In a nation as fractured as this one, there may be no electoral skill as important as losing with grace. Yet when the electoral margin is small, we've been conditioned to expect candidates to drag us through second, third, even fourth counts of the votes, weeks of litigation, and a grim refusal to give ground. The refusal to admit defeat has plagued the nation since the founding, but in recent years it's grown worse. In our highly polarized era, resentment over a candidate's defeat in a close election can feed a cynical resentment that, as we've seen, flares easily into violence.
That's a key reason concessions matter. They help democracy move forward. A study of the 2020 electorate found that a strong majority of voters who cast ballots for Donald Trump would have accepted the result as legitimate had Trump conceded. And although I haven't the data to prove the point, I've long believed that the fury over the 2000 election result would have been smaller had the parties not resorted to litigation.

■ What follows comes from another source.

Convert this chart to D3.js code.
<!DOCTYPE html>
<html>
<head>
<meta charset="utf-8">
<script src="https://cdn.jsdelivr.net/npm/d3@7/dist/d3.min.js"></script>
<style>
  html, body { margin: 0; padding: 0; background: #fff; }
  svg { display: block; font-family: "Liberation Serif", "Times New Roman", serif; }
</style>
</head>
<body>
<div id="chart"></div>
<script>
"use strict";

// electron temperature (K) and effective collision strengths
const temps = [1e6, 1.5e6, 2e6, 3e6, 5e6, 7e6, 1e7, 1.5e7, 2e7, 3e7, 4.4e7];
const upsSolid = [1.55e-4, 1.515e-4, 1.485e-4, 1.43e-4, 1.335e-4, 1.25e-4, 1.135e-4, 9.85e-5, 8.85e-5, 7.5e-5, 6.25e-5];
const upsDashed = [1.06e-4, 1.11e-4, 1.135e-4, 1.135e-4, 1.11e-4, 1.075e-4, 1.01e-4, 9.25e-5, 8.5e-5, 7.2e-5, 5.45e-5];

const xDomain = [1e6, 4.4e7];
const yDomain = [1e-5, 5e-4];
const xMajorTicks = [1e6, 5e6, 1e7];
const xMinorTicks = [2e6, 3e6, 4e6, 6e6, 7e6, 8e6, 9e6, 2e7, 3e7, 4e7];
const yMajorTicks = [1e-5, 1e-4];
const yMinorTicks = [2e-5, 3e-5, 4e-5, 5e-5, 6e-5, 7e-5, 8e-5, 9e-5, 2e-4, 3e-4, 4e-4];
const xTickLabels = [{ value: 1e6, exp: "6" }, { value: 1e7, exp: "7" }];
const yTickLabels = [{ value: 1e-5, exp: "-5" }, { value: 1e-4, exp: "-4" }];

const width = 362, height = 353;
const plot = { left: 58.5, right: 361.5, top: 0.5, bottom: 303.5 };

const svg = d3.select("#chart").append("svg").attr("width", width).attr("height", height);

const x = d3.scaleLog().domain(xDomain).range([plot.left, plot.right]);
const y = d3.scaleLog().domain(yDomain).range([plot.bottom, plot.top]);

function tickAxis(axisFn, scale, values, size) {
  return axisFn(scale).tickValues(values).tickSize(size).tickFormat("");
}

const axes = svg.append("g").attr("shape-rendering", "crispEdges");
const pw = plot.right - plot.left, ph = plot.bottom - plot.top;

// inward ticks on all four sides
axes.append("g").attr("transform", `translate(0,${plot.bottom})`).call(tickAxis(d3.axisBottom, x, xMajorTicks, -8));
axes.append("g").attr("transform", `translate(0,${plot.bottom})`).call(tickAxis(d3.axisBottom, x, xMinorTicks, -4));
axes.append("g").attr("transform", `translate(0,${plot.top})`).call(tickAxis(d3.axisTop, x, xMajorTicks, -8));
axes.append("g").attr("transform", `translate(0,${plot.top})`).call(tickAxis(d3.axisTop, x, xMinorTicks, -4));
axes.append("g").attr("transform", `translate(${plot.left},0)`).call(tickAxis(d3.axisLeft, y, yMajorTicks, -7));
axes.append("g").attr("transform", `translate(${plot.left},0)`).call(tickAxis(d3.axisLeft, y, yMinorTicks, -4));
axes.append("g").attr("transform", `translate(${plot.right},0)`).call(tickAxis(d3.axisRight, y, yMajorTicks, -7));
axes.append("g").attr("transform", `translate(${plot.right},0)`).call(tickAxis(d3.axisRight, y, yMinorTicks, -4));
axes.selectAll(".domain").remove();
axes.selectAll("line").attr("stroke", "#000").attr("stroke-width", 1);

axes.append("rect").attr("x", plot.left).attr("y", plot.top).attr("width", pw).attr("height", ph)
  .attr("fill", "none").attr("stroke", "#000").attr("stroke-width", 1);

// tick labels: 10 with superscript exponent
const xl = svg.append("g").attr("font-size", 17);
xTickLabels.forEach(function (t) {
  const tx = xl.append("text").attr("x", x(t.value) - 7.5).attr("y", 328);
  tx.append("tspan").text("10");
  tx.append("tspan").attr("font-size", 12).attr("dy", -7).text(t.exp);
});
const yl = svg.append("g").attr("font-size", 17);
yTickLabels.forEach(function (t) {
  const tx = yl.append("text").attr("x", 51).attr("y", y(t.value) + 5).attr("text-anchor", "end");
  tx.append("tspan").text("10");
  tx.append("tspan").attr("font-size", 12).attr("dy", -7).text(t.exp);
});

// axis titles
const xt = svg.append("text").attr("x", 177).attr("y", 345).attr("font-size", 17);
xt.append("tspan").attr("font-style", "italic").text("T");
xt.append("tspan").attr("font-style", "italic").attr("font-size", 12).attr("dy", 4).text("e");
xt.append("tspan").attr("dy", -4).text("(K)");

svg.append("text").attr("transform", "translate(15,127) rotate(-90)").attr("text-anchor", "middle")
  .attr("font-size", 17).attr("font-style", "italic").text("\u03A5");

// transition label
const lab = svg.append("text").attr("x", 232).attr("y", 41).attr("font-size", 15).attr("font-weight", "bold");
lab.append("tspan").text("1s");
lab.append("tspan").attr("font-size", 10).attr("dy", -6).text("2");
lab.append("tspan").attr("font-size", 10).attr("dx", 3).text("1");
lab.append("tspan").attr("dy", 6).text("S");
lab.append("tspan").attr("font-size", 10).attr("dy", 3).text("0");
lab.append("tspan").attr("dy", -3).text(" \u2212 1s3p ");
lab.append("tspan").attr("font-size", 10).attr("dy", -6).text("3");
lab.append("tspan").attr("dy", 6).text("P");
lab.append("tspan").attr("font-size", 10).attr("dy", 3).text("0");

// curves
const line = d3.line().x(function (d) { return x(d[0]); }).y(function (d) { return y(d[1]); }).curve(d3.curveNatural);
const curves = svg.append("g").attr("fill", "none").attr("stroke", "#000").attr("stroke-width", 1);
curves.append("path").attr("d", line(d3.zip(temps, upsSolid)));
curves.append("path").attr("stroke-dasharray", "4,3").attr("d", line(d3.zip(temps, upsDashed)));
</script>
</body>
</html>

This advice applies even to the candidate who genuinely thinks the tally is wrong. Because consider the alternative. On Election Day, X loses to Y by a razor-thin margin. A recount a week later has Y winning ... also by a razor-thin margin. Why should the counting now end? Why shouldn't X be entitled to an additional recount just to make sure, and so on, ad infinitum? There's no logical stopping point. (Most of us probably trust the count that puts our candidate on top.)
Besides, recounts provide a lot less information than we imagine. In fact, there's often reason to doubt that they're more accurate than the election night tally.